Restate each line of the listing exactly, without carrying over any pictures.

- RECORDED DATA:
* * * * * * *

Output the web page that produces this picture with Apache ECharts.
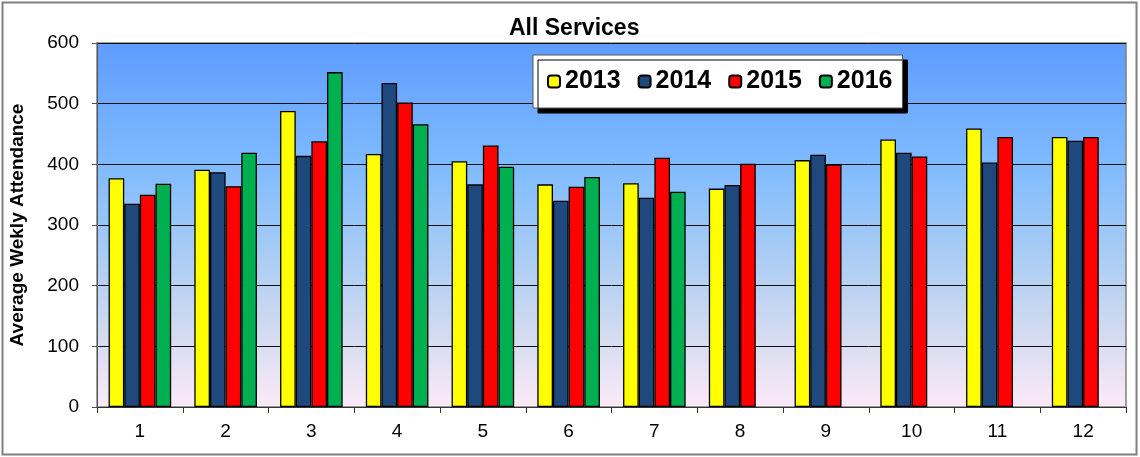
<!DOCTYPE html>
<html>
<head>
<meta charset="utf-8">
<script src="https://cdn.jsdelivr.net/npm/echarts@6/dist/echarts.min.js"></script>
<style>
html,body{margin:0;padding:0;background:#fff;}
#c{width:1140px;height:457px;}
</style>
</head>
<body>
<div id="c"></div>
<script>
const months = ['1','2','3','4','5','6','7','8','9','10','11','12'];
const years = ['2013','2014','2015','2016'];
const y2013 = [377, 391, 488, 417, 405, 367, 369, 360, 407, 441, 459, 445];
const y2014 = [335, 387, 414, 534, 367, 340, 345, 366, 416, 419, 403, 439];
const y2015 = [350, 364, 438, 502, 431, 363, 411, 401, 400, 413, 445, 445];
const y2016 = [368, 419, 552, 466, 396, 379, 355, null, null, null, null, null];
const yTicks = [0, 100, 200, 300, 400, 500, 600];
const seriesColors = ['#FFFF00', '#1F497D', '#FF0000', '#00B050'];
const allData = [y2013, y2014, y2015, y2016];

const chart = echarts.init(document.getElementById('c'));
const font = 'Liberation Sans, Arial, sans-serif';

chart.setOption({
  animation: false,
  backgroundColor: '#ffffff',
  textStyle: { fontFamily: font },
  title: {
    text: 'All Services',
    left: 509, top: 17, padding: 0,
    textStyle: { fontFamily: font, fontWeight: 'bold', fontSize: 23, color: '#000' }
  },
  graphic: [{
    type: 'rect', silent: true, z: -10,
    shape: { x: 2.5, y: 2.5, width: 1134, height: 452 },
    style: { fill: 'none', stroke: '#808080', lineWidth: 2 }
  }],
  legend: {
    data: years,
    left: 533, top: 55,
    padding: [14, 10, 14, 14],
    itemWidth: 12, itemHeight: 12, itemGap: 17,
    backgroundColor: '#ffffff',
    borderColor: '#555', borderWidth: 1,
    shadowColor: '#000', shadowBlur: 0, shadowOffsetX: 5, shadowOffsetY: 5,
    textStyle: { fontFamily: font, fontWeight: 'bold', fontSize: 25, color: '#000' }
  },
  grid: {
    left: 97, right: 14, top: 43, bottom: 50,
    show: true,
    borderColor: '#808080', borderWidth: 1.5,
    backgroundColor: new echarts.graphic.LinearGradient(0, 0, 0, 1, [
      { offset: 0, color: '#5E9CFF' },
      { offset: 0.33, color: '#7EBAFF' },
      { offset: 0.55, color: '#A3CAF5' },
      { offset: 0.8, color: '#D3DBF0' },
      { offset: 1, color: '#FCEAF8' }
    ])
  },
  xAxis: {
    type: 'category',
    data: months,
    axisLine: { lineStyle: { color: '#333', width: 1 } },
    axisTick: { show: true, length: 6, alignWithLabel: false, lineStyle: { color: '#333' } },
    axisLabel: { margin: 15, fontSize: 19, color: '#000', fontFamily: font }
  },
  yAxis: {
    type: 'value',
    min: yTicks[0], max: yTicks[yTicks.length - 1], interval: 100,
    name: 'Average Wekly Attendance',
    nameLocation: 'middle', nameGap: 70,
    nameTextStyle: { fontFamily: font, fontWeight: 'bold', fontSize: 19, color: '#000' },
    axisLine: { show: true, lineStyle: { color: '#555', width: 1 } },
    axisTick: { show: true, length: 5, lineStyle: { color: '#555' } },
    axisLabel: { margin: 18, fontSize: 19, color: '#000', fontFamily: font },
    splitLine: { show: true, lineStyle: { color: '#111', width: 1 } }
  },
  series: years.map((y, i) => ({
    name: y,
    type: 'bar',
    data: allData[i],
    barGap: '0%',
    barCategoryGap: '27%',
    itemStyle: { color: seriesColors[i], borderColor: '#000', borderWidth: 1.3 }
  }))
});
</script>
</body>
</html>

* * * * * * *

- RESULT OF THE TASK:
Output the web page that produces this picture with Apache ECharts.
<!DOCTYPE html>
<html>
<head>
<meta charset="utf-8">
<script src="https://cdn.jsdelivr.net/npm/echarts@6/dist/echarts.min.js"></script>
<style>
html,body{margin:0;padding:0;background:#fff;}
#c{width:1140px;height:457px;}
</style>
</head>
<body>
<div id="c"></div>
<script>
const months = ['1','2','3','4','5','6','7','8','9','10','11','12'];
const years = ['2013','2014','2015','2016'];
const y2013 = [377, 391, 488, 417, 405, 367, 369, 360, 407, 441, 459, 445];
const y2014 = [335, 387, 414, 534, 367, 340, 345, 366, 416, 419, 403, 439];
const y2015 = [350, 364, 438, 502, 431, 363, 411, 401, 400, 413, 445, 445];
const y2016 = [368, 419, 552, 466, 396, 379, 355, null, null, null, null, null];
const yTicks = [0, 100, 200, 300, 400, 500, 600];
const seriesColors = ['#FFFF00', '#1F497D', '#FF0000', '#00B050'];
const allData = [y2013, y2014, y2015, y2016];

const chart = echarts.init(document.getElementById('c'));
const font = 'Liberation Sans, Arial, sans-serif';

chart.setOption({
  animation: false,
  backgroundColor: '#ffffff',
  textStyle: { fontFamily: font },
  title: {
    text: 'All Services',
    left: 509, top: 17, padding: 0,
    textStyle: { fontFamily: font, fontWeight: 'bold', fontSize: 23, color: '#000' }
  },
  graphic: [{
    type: 'rect', silent: true, z: -10,
    shape: { x: 2.5, y: 2.5, width: 1134, height: 452 },
    style: { fill: 'none', stroke: '#808080', lineWidth: 2 }
  }],
  legend: {
    data: years,
    left: 533, top: 55,
    padding: [14, 10, 14, 14],
    itemWidth: 12, itemHeight: 12, itemGap: 17,
    backgroundColor: '#ffffff',
    borderColor: '#555', borderWidth: 1,
    shadowColor: '#000', shadowBlur: 0, shadowOffsetX: 5, shadowOffsetY: 5,
    textStyle: { fontFamily: font, fontWeight: 'bold', fontSize: 25, color: '#000' }
  },
  grid: {
    left: 97, right: 14, top: 43, bottom: 50,
    show: true,
    borderColor: '#808080', borderWidth: 1.5,
    backgroundColor: new echarts.graphic.LinearGradient(0, 0, 0, 1, [
      { offset: 0, color: '#5E9CFF' },
      { offset: 0.33, color: '#7EBAFF' },
      { offset: 0.55, color: '#A3CAF5' },
      { offset: 0.8, color: '#D3DBF0' },
      { offset: 1, color: '#FCEAF8' }
    ])
  },
  xAxis: {
    type: 'category',
    data: months,
    axisLine: { lineStyle: { color: '#333', width: 1 } },
    axisTick: { show: true, length: 6, alignWithLabel: false, lineStyle: { color: '#333' } },
    axisLabel: { margin: 15, fontSize: 19, color: '#000', fontFamily: font }
  },
  yAxis: {
    type: 'value',
    min: yTicks[0], max: yTicks[yTicks.length - 1], interval: 100,
    name: 'Average Wekly Attendance',
    nameLocation: 'middle', nameGap: 70,
    nameTextStyle: { fontFamily: font, fontWeight: 'bold', fontSize: 19, color: '#000' },
    axisLine: { show: true, lineStyle: { color: '#555', width: 1 } },
    axisTick: { show: true, length: 5, lineStyle: { color: '#555' } },
    axisLabel: { margin: 18, fontSize: 19, color: '#000', fontFamily: font },
    splitLine: { show: true, lineStyle: { color: '#111', width: 1 } }
  },
  series: years.map((y, i) => ({
    name: y,
    type: 'bar',
    data: allData[i],
    barGap: '0%',
    barCategoryGap: '27%',
    itemStyle: { color: seriesColors[i], borderColor: '#000', borderWidth: 1.3 }
  }))
});
</script>
</body>
</html>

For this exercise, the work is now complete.